• [Set exercise]: Omit every picture, and retype the lines that run from the beginning of the data below through the line containing "plt.rcParams['mathtext.default'] = 'bf'", inclusive.

** start Data block **

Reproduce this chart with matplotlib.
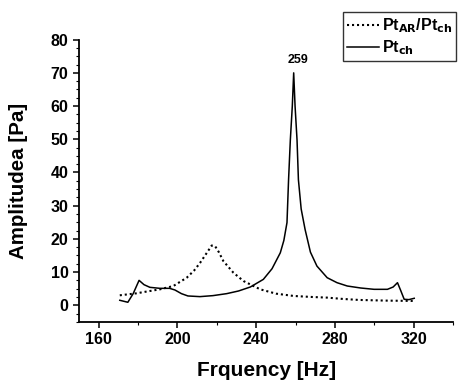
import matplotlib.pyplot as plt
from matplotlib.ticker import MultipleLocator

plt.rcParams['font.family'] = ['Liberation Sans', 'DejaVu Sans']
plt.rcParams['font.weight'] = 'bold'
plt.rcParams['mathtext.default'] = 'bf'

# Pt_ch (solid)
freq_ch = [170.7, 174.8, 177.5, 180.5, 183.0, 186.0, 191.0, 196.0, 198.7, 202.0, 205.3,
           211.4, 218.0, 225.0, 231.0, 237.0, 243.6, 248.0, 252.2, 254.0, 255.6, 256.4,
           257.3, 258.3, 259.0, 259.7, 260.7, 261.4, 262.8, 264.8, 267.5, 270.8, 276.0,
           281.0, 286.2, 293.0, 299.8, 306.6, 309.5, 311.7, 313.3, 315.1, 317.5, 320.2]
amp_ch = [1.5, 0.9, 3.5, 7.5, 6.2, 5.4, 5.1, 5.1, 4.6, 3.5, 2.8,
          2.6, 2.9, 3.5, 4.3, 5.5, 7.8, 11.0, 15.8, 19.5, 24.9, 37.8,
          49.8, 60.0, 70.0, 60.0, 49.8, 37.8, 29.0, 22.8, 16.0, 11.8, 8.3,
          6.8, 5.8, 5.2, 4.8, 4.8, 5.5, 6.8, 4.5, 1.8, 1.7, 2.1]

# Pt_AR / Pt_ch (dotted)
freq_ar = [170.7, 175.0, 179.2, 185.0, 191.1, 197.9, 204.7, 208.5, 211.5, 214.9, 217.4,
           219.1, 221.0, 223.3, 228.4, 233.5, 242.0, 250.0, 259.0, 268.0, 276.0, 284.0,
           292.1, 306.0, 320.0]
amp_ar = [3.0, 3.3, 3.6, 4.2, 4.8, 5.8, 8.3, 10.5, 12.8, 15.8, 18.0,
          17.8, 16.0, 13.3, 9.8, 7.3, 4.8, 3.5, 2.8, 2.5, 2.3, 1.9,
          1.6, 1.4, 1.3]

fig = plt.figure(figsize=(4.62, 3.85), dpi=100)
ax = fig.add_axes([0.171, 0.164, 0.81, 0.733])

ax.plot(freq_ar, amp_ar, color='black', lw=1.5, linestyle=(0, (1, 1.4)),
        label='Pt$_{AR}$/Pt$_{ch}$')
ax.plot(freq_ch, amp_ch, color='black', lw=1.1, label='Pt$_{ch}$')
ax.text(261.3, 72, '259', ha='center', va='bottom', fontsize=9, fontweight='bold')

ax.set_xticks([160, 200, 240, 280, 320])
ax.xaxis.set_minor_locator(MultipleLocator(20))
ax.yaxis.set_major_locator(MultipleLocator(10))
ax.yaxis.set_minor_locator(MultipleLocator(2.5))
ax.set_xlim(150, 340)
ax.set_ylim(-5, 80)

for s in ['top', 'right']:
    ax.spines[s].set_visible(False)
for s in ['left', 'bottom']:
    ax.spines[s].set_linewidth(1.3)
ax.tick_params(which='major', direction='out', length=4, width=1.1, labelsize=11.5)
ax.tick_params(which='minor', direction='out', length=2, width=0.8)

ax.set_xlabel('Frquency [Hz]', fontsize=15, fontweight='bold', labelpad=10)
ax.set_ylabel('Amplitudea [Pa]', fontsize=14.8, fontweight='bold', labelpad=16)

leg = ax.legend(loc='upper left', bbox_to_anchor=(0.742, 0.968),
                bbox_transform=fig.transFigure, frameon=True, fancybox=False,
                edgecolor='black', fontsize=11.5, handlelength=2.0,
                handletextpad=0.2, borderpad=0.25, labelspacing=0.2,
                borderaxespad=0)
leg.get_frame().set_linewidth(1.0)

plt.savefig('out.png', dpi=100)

** end Data block **

• [Completed task]:
Reproduce this chart with matplotlib.
import matplotlib.pyplot as plt
from matplotlib.ticker import MultipleLocator

plt.rcParams['font.family'] = ['Liberation Sans', 'DejaVu Sans']
plt.rcParams['font.weight'] = 'bold'
plt.rcParams['mathtext.default'] = 'bf'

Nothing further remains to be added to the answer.